Carlos Martínez Riera said:
			
		

> This is what I get:
> In my opinion, option 2 applies. But, why? This is my private area.
> Carlos
> 
> 
> _You are not logged in or you do not have permission to access this page. This could be due to one of several reasons:_
> _You are not logged in. Fill in the form at the bottom of this page and try again. _
> _You may not have sufficient privileges to access this page. Are you trying to edit someone else's post, access administrative features or some other privileged system?_
> _If you are trying to post, the administrator may have disabled your account, or it may be awaiting activation._


Clearly something for Mike to address. Could you please describe your problems in a greater detail so that he can identify the problem easily? Did it happen once, or repeatedly? Did you try to access your PMs via the link in the top right corner?

Jana


----------



## Carlos Martínez Riera

Yes, indeed. I have tried all possible ways to access the private area, with always the same result, i.e., I am asked by the system to re-enter my login-password since, apparently, I have not sufficient privileges to get there. And always the access is refused, since I get over and over the login-password screen.

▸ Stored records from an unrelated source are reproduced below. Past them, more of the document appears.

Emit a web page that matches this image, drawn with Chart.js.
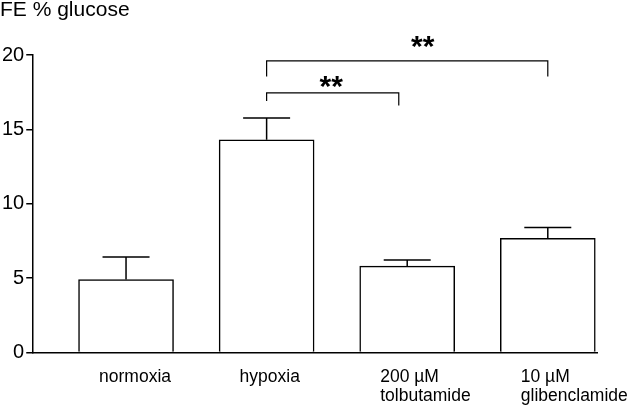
<!DOCTYPE html>
<html>
<head>
<meta charset="utf-8">
<script src="https://cdn.jsdelivr.net/npm/chart.js"></script>
<style>
  html, body { margin: 0; padding: 0; background: #fff; }
  #wrap { width: 640px; height: 407px; }
</style>
</head>
<body>
<div id="wrap"><canvas id="chart"></canvas></div>
<script>
// values
const categories = ['normoxia', 'hypoxia', '200 µM tolbutamide', '10 µM glibenclamide'];
const tickLabels = [['normoxia'], ['hypoxia'], ['200 µM', 'tolbutamide'], ['10 µM', 'glibenclamide']];
const means = [4.91, 14.30, 5.81, 7.68];
const errors = [1.51, 1.46, 0.41, 0.72];
const yTicks = [0, 5, 10, 15, 20];

// significance brackets (x = category index, y = FE % glucose)
const bracketLong = [{ x: 1, y: 18.55 }, { x: 1, y: 19.6 }, { x: 3, y: 19.6 }, { x: 3, y: 18.55 }];
const bracketShort = [{ x: 1, y: 16.9 }, { x: 1, y: 17.45 }, { x: 1.94, y: 17.45 }, { x: 1.94, y: 16.6 }];
const starText = ['**', '**'];
const starX = [2.11, 1.46];
const starY = [20.9, 18.2];

const FONT = 'Liberation Sans, Arial, Helvetica, sans-serif';

// upward-only error bars with caps
const errorBars = {
  id: 'errorBars',
  afterDatasetsDraw(chart) {
    const { ctx, scales: { x, y } } = chart;
    ctx.save();
    ctx.strokeStyle = '#000';
    ctx.lineWidth = 1.5;
    for (let i = 0; i < means.length; i++) {
      const px = x.getPixelForValue(i);
      const yTop = y.getPixelForValue(means[i]);
      const yCap = y.getPixelForValue(means[i] + errors[i]);
      ctx.beginPath();
      ctx.moveTo(px, yTop);
      ctx.lineTo(px, yCap);
      ctx.moveTo(px - 23.5, yCap);
      ctx.lineTo(px + 23.5, yCap);
      ctx.stroke();
    }
    ctx.restore();
  }
};

// the ** marks above the brackets
const stars = {
  id: 'stars',
  afterDraw(chart) {
    const { ctx, scales: { x, y } } = chart;
    const size = 30;
    ctx.save();
    ctx.fillStyle = '#000';
    ctx.font = 'bold ' + size + 'px ' + FONT;
    ctx.textAlign = 'center';
    ctx.textBaseline = 'alphabetic';
    for (let i = 0; i < starText.length; i++) {
      // asterisk glyph sits about half an em above the baseline
      ctx.fillText(starText[i], x.getPixelForValue(starX[i]), y.getPixelForValue(starY[i]) + 0.47 * size);
    }
    ctx.restore();
  }
};

const bracketStyle = {
  type: 'line',
  borderColor: '#000',
  borderWidth: 1.2,
  pointRadius: 0,
  fill: false,
  tension: 0,
  clip: false
};

new Chart(document.getElementById('chart'), {
  type: 'bar',
  data: {
    datasets: [
      {
        label: 'FE % glucose',
        data: means.map((v, i) => ({ x: i, y: v })),
        backgroundColor: '#fff',
        borderColor: '#000',
        borderWidth: 1.5,
        barThickness: 95
      },
      Object.assign({ data: bracketLong }, bracketStyle),
      Object.assign({ data: bracketShort }, bracketStyle)
    ]
  },
  options: {
    responsive: true,
    maintainAspectRatio: false,
    animation: false,
    layout: { padding: { top: 0, right: 43, bottom: 1, left: 0 } },
    plugins: {
      legend: { display: false },
      tooltip: { enabled: false },
      title: {
        display: true,
        text: 'FE % glucose',
        align: 'start',
        color: '#000',
        font: { family: FONT, size: 21, weight: 'normal', lineHeight: 1 },
        padding: { top: 0, bottom: 34 }
      }
    },
    scales: {
      x: {
        type: 'linear',
        offset: false,
        bounds: 'data',
        min: -0.66,
        max: 3.35,
        afterBuildTicks(scale) {
          scale.ticks = categories.map((c, i) => ({ value: i }));
        },
        afterFit(scale) {
          // labels are shifted left, so no extra room is needed at the ends
          scale.paddingLeft = 0;
          scale.paddingRight = 0;
          // chart.js reserves the tick padding twice; only keep it once
          scale.height -= scale.options.ticks.padding;
        },
        grid: { display: true, offset: false, drawOnChartArea: false, drawTicks: false },
        border: { display: true, color: '#000', width: 1.5 },
        ticks: {
          color: '#000',
          font: { family: FONT, size: 17.5, lineHeight: 1.1 },
          padding: 15,
          align: 'start',
          labelOffset: -27,
          maxRotation: 0,
          autoSkip: false,
          callback: (value, index) => tickLabels[index]
        }
      },
      y: {
        min: 0,
        max: 20,
        afterBuildTicks(scale) {
          scale.ticks = yTicks.map(v => ({ value: v }));
        },
        grid: { display: true, drawOnChartArea: false, drawTicks: true, tickLength: 7, color: '#000', lineWidth: 1.5 },
        border: { display: true, color: '#000', width: 1.5 },
        ticks: {
          color: '#000',
          font: { family: FONT, size: 20 },
          padding: 2
        }
      }
    }
  },
  plugins: [errorBars, stars]
});
</script>
</body>
</html>
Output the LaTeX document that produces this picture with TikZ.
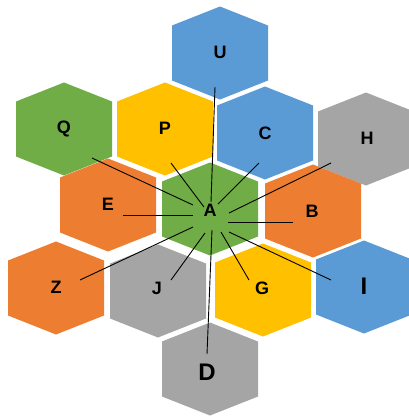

Nevertheless, I can access all other public areas, like this one.
I'm sorry I can't give more details, this is everything I can say to describe the problem.

Thx.

Carlos


----------



## mkellogg

Hi Carlos,

Were you able to get this resolved?  I sent you an email but haven't heard back from you.

Mike


----------



## Carlos Martínez Riera

mkellogg said:
			
		

> Hi Carlos,
> 
> Were you able to get this resolved? I sent you an email but haven't heard back from you.
> 
> Mike


 
Hi, Mike.
No, I didn't get any e-mail from you and the problem, unfortunately, persists.
Carlos


----------



## Carlos Martínez Riera

mkellogg said:
			
		

> Hi Carlos,
> 
> Were you able to get this resolved? I sent you an email but haven't heard back from you.
> 
> Mike


 
Mike, Jana337,

Problem solved.

I just frogot to tick the option 'Remember password' and this seems to prevent Wordreference to keep memory of my login parameters during the session through different areas.

Sorry for the trouble and thank you for the pain you took trying to solve it.

Carlos


----------